What is expected
Would you write out the listing verbatim and skip every picture in it?

Supplied data

┄┄┄┄┄┄

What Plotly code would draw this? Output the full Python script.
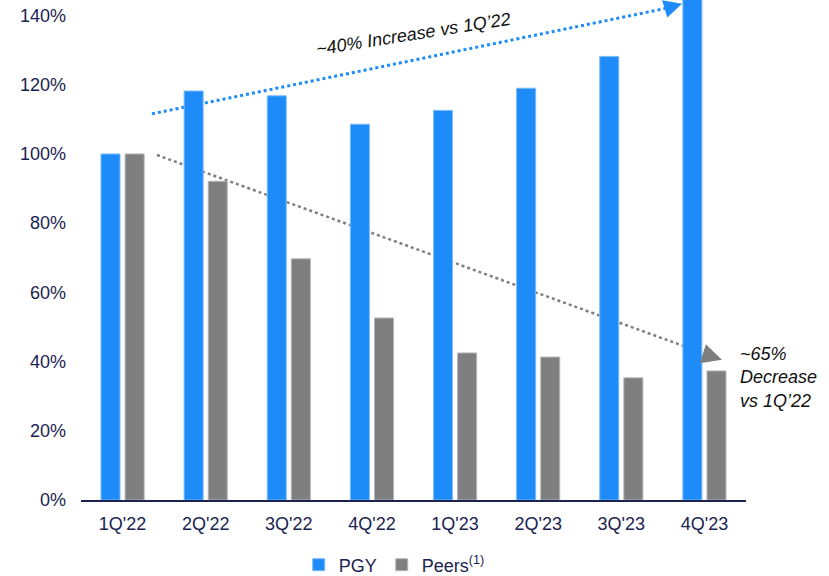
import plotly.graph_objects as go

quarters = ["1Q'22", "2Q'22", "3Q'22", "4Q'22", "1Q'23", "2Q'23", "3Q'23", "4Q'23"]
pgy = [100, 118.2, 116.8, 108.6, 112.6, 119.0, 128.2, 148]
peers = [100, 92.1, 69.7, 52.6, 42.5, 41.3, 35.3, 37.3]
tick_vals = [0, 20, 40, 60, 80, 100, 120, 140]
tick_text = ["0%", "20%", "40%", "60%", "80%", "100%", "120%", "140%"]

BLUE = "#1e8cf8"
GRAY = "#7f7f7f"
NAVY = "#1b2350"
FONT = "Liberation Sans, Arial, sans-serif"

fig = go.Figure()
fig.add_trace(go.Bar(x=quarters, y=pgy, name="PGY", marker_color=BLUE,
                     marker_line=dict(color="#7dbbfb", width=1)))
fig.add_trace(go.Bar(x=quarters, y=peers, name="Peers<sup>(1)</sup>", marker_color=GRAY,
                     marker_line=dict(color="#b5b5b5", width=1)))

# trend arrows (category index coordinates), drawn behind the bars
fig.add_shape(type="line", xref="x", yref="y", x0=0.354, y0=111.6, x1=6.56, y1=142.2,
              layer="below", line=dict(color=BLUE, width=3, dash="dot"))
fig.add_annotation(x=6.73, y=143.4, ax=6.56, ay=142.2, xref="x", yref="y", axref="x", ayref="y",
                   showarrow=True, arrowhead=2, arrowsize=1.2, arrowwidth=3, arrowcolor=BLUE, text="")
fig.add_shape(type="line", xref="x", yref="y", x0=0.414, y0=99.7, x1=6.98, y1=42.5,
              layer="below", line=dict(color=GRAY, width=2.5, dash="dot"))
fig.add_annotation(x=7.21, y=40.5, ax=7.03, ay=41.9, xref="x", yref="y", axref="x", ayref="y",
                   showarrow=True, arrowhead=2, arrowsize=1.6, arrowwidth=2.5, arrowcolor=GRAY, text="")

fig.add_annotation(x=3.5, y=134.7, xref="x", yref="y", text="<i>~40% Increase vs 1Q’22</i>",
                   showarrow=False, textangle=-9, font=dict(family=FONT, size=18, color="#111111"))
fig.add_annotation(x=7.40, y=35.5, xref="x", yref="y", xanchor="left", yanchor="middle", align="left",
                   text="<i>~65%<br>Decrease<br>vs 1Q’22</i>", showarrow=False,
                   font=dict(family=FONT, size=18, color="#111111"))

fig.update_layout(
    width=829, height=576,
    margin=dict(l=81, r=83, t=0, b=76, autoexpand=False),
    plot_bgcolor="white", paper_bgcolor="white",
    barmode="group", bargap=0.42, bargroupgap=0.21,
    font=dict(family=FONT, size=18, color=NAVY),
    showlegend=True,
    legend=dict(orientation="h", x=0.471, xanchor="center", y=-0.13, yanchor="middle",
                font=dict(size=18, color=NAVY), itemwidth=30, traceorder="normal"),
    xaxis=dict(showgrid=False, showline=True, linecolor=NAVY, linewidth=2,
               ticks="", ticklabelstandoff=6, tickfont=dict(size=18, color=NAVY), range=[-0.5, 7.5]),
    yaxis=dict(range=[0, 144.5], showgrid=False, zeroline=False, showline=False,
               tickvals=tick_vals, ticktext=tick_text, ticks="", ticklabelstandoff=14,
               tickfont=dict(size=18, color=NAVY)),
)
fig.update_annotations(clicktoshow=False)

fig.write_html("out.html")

┄┄┄┄┄┄

Solution
What Plotly code would draw this? Output the full Python script.
import plotly.graph_objects as go

quarters = ["1Q'22", "2Q'22", "3Q'22", "4Q'22", "1Q'23", "2Q'23", "3Q'23", "4Q'23"]
pgy = [100, 118.2, 116.8, 108.6, 112.6, 119.0, 128.2, 148]
peers = [100, 92.1, 69.7, 52.6, 42.5, 41.3, 35.3, 37.3]
tick_vals = [0, 20, 40, 60, 80, 100, 120, 140]
tick_text = ["0%", "20%", "40%", "60%", "80%", "100%", "120%", "140%"]

BLUE = "#1e8cf8"
GRAY = "#7f7f7f"
NAVY = "#1b2350"
FONT = "Liberation Sans, Arial, sans-serif"

fig = go.Figure()
fig.add_trace(go.Bar(x=quarters, y=pgy, name="PGY", marker_color=BLUE,
                     marker_line=dict(color="#7dbbfb", width=1)))
fig.add_trace(go.Bar(x=quarters, y=peers, name="Peers<sup>(1)</sup>", marker_color=GRAY,
                     marker_line=dict(color="#b5b5b5", width=1)))

# trend arrows (category index coordinates), drawn behind the bars
fig.add_shape(type="line", xref="x", yref="y", x0=0.354, y0=111.6, x1=6.56, y1=142.2,
              layer="below", line=dict(color=BLUE, width=3, dash="dot"))
fig.add_annotation(x=6.73, y=143.4, ax=6.56, ay=142.2, xref="x", yref="y", axref="x", ayref="y",
                   showarrow=True, arrowhead=2, arrowsize=1.2, arrowwidth=3, arrowcolor=BLUE, text="")
fig.add_shape(type="line", xref="x", yref="y", x0=0.414, y0=99.7, x1=6.98, y1=42.5,
              layer="below", line=dict(color=GRAY, width=2.5, dash="dot"))
fig.add_annotation(x=7.21, y=40.5, ax=7.03, ay=41.9, xref="x", yref="y", axref="x", ayref="y",
                   showarrow=True, arrowhead=2, arrowsize=1.6, arrowwidth=2.5, arrowcolor=GRAY, text="")

fig.add_annotation(x=3.5, y=134.7, xref="x", yref="y", text="<i>~40% Increase vs 1Q’22</i>",
                   showarrow=False, textangle=-9, font=dict(family=FONT, size=18, color="#111111"))
fig.add_annotation(x=7.40, y=35.5, xref="x", yref="y", xanchor="left", yanchor="middle", align="left",
                   text="<i>~65%<br>Decrease<br>vs 1Q’22</i>", showarrow=False,
                   font=dict(family=FONT, size=18, color="#111111"))

fig.update_layout(
    width=829, height=576,
    margin=dict(l=81, r=83, t=0, b=76, autoexpand=False),
    plot_bgcolor="white", paper_bgcolor="white",
    barmode="group", bargap=0.42, bargroupgap=0.21,
    font=dict(family=FONT, size=18, color=NAVY),
    showlegend=True,
    legend=dict(orientation="h", x=0.471, xanchor="center", y=-0.13, yanchor="middle",
                font=dict(size=18, color=NAVY), itemwidth=30, traceorder="normal"),
    xaxis=dict(showgrid=False, showline=True, linecolor=NAVY, linewidth=2,
               ticks="", ticklabelstandoff=6, tickfont=dict(size=18, color=NAVY), range=[-0.5, 7.5]),
    yaxis=dict(range=[0, 144.5], showgrid=False, zeroline=False, showline=False,
               tickvals=tick_vals, ticktext=tick_text, ticks="", ticklabelstandoff=14,
               tickfont=dict(size=18, color=NAVY)),
)
fig.update_annotations(clicktoshow=False)

fig.write_html("out.html")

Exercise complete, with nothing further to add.